Diaphragm Wall Construction
The piling rig looks similar to a rotary rig except that it has a massive set of jaws, instead of a rotary auger. I believe a diaphragm wall works like a secant pile wall though I am open to being told that I am wrong on this one.
The rig can cut a panel 1.2m deep, 2.6m wide (or wider) and almost as deep as you want. Each panel is dug under a bentonite slurry to support the excavation during the dig. A deep dig can take up to 7 days to excavate. Once excavated a reinforcement cage is dropped in and it is then concreted using a tremmie pipe.
In TIP, a fibre optic cable is tied to the side of the cage. The technology uses a laser to shine a light through the fibre. Temperature is recorded by measuring the scatter backlight down the fibre at 1cm intervals. The system is accurate to 0.5°C.
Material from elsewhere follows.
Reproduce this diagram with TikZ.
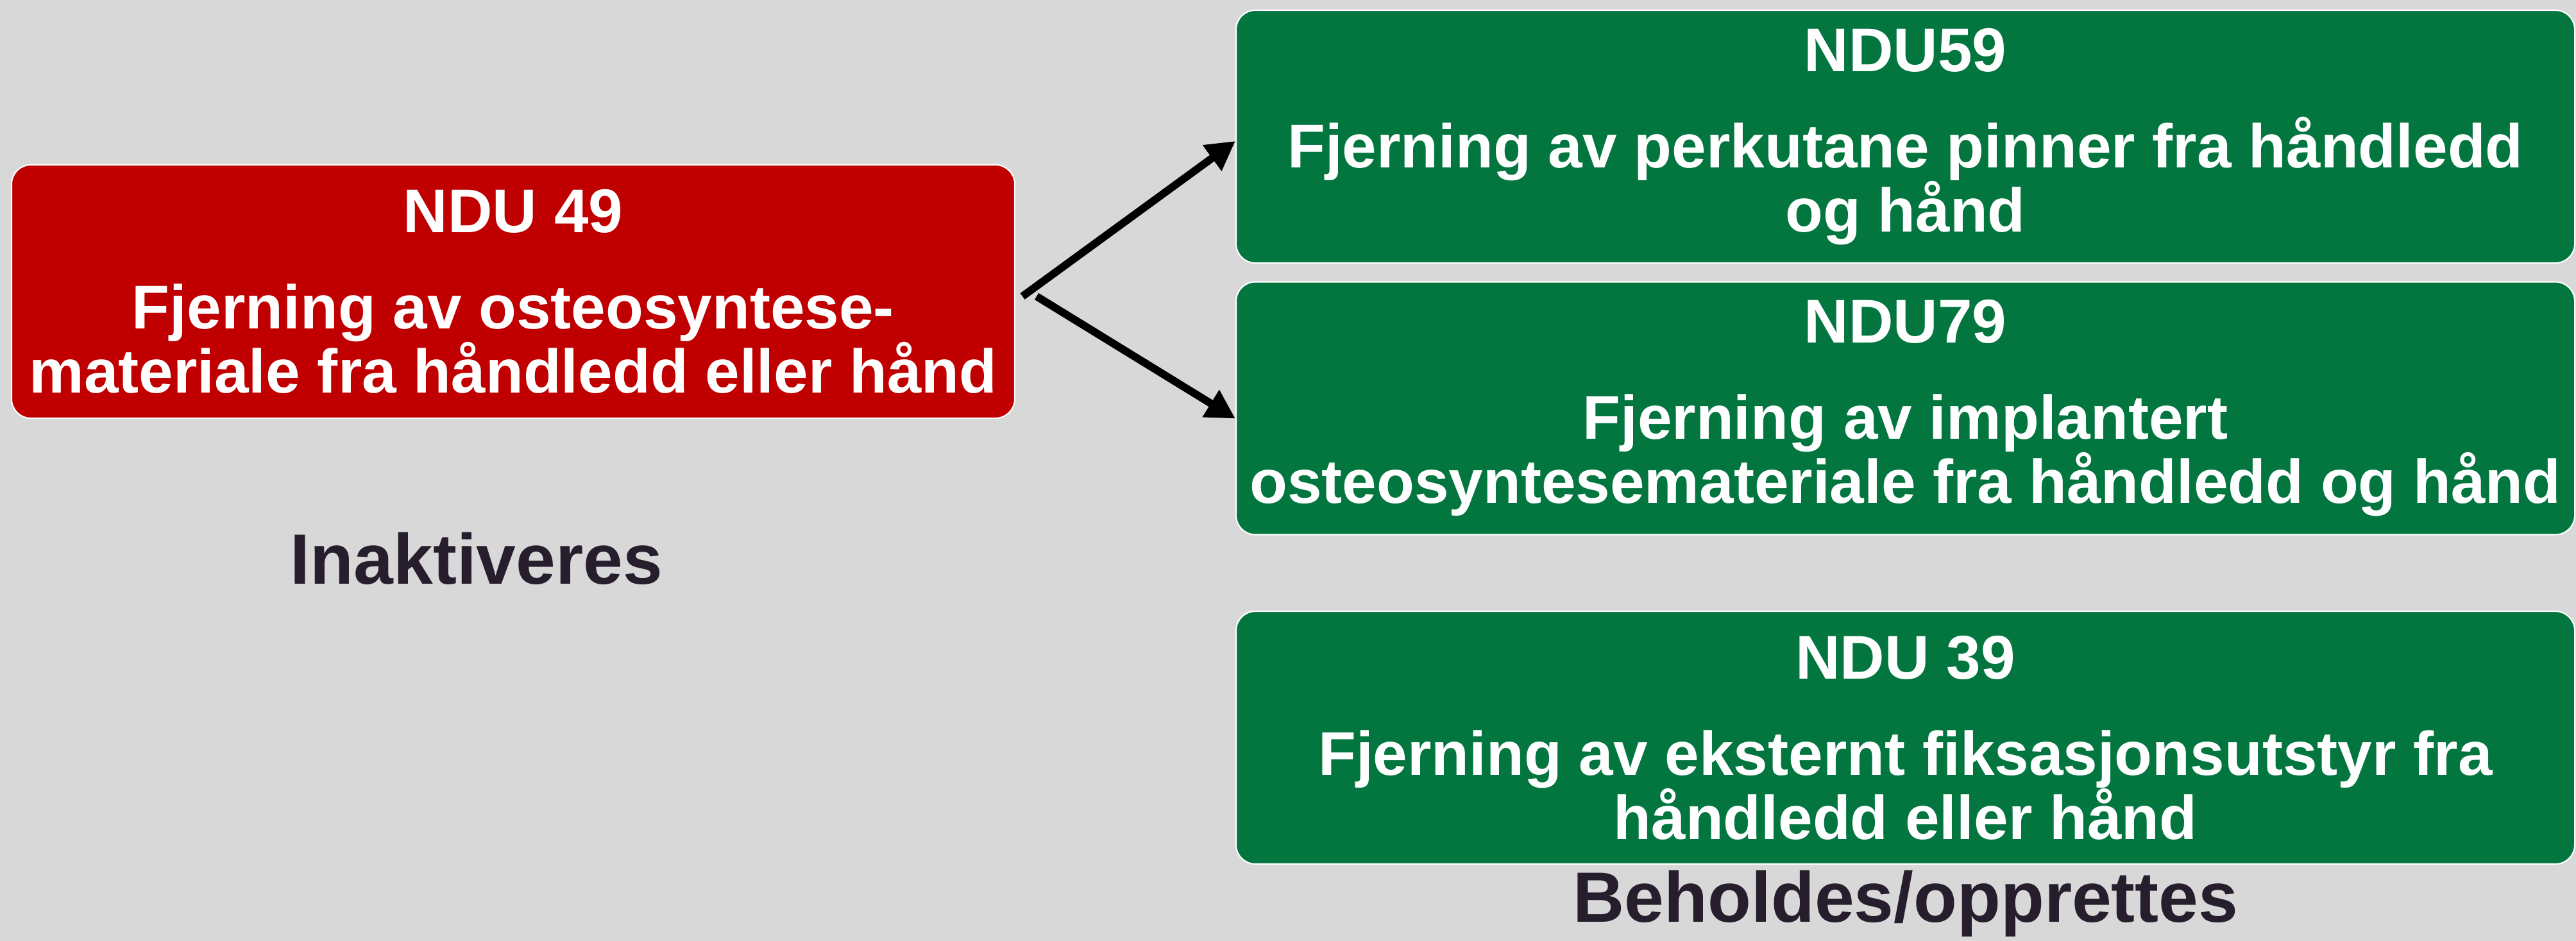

The Bottom Cage showing the Fibre Optic Cable already laid out and two reels ready to extend to next cage.
The instrumentation starts logging as soon as it goes in the ground and records for 48 hours after that. The output looks like the temperature diagram below.

Thermal Profile Over Time
The cold spots around 6 and 14m depth correspond to the boxed out sections where we have rows of couplers that will eventually connect to our floor slabs. The box out in effect shields the concrete from the surrounding soil changing the thermal profile. This also allow us to confirm that the couplers are at the right height.
For comparison, the first three panels were tested with sonic testing and TIP as a comparison. Since it was accepted as a valid method of assurance only TIP testing has been carried out on each panel. As the graphs below on the right show, sonic testing can only verify between the tubes and not outside.

TIP vs Sonic Testing (L-R Lay out of fibre optic cables, TIP testing, Sonic Testing)
In short, this seems like it will be the future of assuring the construction in deep large piles. The advantages of easier installation, testing coverage area and time of recording make it worth the initial cost of the system.
I know that Expanded (Laing O’Rourke piling specialist) use thermo-couplers but I believe that they only record every 30cm and can be quite temperamental.